Now the Women's Development Organization of Kenya, made up of 11 different women's rights groups, has called for women across the country to impose a sex ban on their partners for one week to protest the political infighting in Kenya's government. Sex, says the women's group, is the one thing that cuts beyond tribal, political and class lines. The group even plans to compensate Kenya's many prostitutes for abstaining.
...Corruption scandals involving maize and oil together with a drought have left one-third of the country on the verge of starvation. A U.N. special envoy has issued a report condemning police extra-judicial killings and the Kenyan justice system.

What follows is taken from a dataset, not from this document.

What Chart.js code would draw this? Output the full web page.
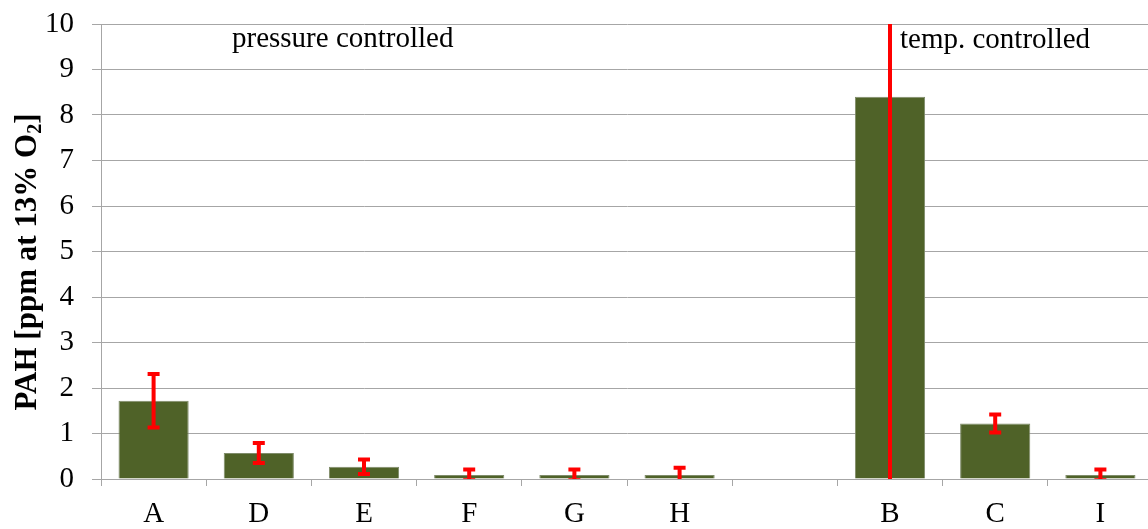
<!DOCTYPE html>
<html>
<head>
<meta charset="utf-8">
<script src="https://cdn.jsdelivr.net/npm/chart.js@4/dist/chart.umd.min.js"></script>
<style>
  html, body { margin: 0; padding: 0; background: #fff; overflow: hidden; }
  #wrap { width: 1148px; height: 529px; overflow: hidden; }
</style>
</head>
<body>
<div id="wrap"><canvas id="c" width="1153" height="529"></canvas></div>
<script>
// Categories (empty slot separates the two control groups)
const categories = ['A', 'D', 'E', 'F', 'G', 'H', '', 'B', 'C', 'I'];
// Mean PAH concentration, ppm at 13% O2
const pahValues = [1.72, 0.57, 0.27, 0.09, 0.09, 0.09, null, 8.40, 1.22, 0.09];
// Symmetric error (± value)
const pahErrors = [0.59, 0.22, 0.16, 0.12, 0.12, 0.16, null, 9.00, 0.20, 0.12];
// Y tick values
const yTicks = [0, 1, 2, 3, 4, 5, 6, 7, 8, 9, 10];

const FONT = "'Liberation Serif', 'Times New Roman', serif";
const GRID = '#A6A6A6';
const FS = 29;

// Error bars drawn on top of each bar, clipped to the plot area
const errorBars = {
  id: 'errorBars',
  afterDatasetsDraw(chart) {
    const { ctx, chartArea, scales } = chart;
    const meta = chart.getDatasetMeta(0);
    ctx.save();
    ctx.beginPath();
    ctx.rect(chartArea.left, chartArea.top, chartArea.right - chartArea.left, chartArea.bottom - chartArea.top);
    ctx.clip();
    ctx.strokeStyle = '#FF0000';
    ctx.lineWidth = 4;
    meta.data.forEach((bar, i) => {
      const v = pahValues[i], e = pahErrors[i];
      if (v == null || e == null) return;
      const x = bar.x;
      const yTop = scales.y.getPixelForValue(v + e);
      const yBot = scales.y.getPixelForValue(v - e);
      const half = 6;
      ctx.beginPath();
      ctx.moveTo(x, yTop); ctx.lineTo(x, yBot);
      ctx.moveTo(x - half, yTop); ctx.lineTo(x + half, yTop);
      ctx.moveTo(x - half, yBot); ctx.lineTo(x + half, yBot);
      ctx.stroke();
    });
    ctx.restore();
  }
};

// Group annotations and rotated axis title with subscript
const labelsPlugin = {
  id: 'labelsPlugin',
  afterDraw(chart) {
    const { ctx } = chart;
    ctx.save();
    ctx.fillStyle = '#000';
    ctx.font = FS + 'px ' + FONT;
    ctx.textBaseline = 'alphabetic';
    ctx.textAlign = 'left';
    ctx.fillText('pressure controlled', 232, 47);
    ctx.fillText('temp. controlled', 900, 48);

    // Y axis title
    const main = 'PAH [ppm at 13% O';
    const sub = '2';
    const tail = ']';
    const bigFont = 'bold 31px ' + FONT;
    const smallFont = 'bold 20px ' + FONT;
    ctx.font = bigFont;
    const wMain = ctx.measureText(main).width;
    const wTail = ctx.measureText(tail).width;
    ctx.font = smallFont;
    const wSub = ctx.measureText(sub).width;
    const total = wMain + wSub + wTail;
    ctx.translate(36, 262);
    ctx.rotate(-Math.PI / 2);
    let x = -total / 2;
    ctx.font = bigFont;
    ctx.fillText(main, x, 0);
    x += wMain;
    ctx.font = smallFont;
    ctx.fillText(sub, x, 5);
    x += wSub;
    ctx.font = bigFont;
    ctx.fillText(tail, x, 0);
    ctx.restore();
  }
};

new Chart(document.getElementById('c'), {
  type: 'bar',
  data: {
    labels: categories,
    datasets: [{
      data: pahValues,
      backgroundColor: '#4F6228',
      borderColor: '#7F8C6A',
      borderWidth: 1,
      categoryPercentage: 1.0,
      barPercentage: 0.667
    }]
  },
  options: {
    responsive: false,
    animation: false,
    layout: { padding: { top: 24, right: 0, left: 0, bottom: 0 } },
    plugins: { legend: { display: false }, tooltip: { enabled: false } },
    scales: {
      x: {
        offset: true,
        grid: {
          offset: true,
          drawOnChartArea: false,
          drawTicks: true,
          tickLength: 7,
          color: GRID
        },
        border: { color: GRID, width: 1 },
        ticks: { color: '#000', font: { family: FONT, size: FS }, padding: 11, maxRotation: 0 },
        afterFit(scale) {
          scale.height = 50;
          scale.paddingLeft = 0;
          scale.paddingRight = 0;
        }
      },
      y: {
        min: 0,
        max: 10,
        afterBuildTicks(scale) { scale.ticks = yTicks.map(v => ({ value: v })); },
        grid: { color: GRID, tickLength: 9, lineWidth: 1 },
        border: { color: GRID, width: 1 },
        ticks: { color: '#000', font: { family: FONT, size: FS }, padding: 18 },
        afterFit(scale) {
          scale.width = 101;
          scale.paddingTop = 0;
          scale.paddingBottom = 0;
        }
      }
    }
  },
  plugins: [errorBars, labelsPlugin]
});
</script>
</body>
</html>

The criminal Mungiki sect has resumed much of its activity, and Kenyan politicians remain some of the highest paid in the world, bringing home a largely untaxed salary of $8,000 to $10,000 per month.
Despite the poverty and insecurity facing the Kenyan citizens, the politicians remain deadlocked over power. Many human rights groups fear the country is headed back to the chaos that nearly destroyed it a year ago.
Last year, women and children bore the brunt of the post-election violence. At least 3,000 women reported they were raped, and many more lost their homes and their livelihoods. Some lost their lives.
"During post-election violence women paid the highest price. We were sexually assaulted, we were the highest casualties," said Nyaundi, "That's why we are telling women today that if we allow the situation to deteriorate any further we will be the ones to pay."
From CNN.com, showing the sexual disparity in some relationships:
"This will accomplish nothing other than embarrass us," said Martin Kamau, a resident of Nakuru, a major city northwest of the capital. "We are being punished, and yet we are not the ones causing the problems."
Kamau plans to plead his case with his wife. "Seven days is just too much," he said.
Others were not so worried. "Seven days is nothing," one man told KTN, a Nairobi television station. "I can wait a year."
I think it is high time that women used sex as a tool to achieve peace. Sex has been used against us since it was discovered that many of us were physically weaker, and the true power that women hold has been used only covertly, if at all. These women are taking the opportunity to use sex as a tool, and the fact that they are telling the world about it will hopefully bring attention to the issues the Kenyans continue to face.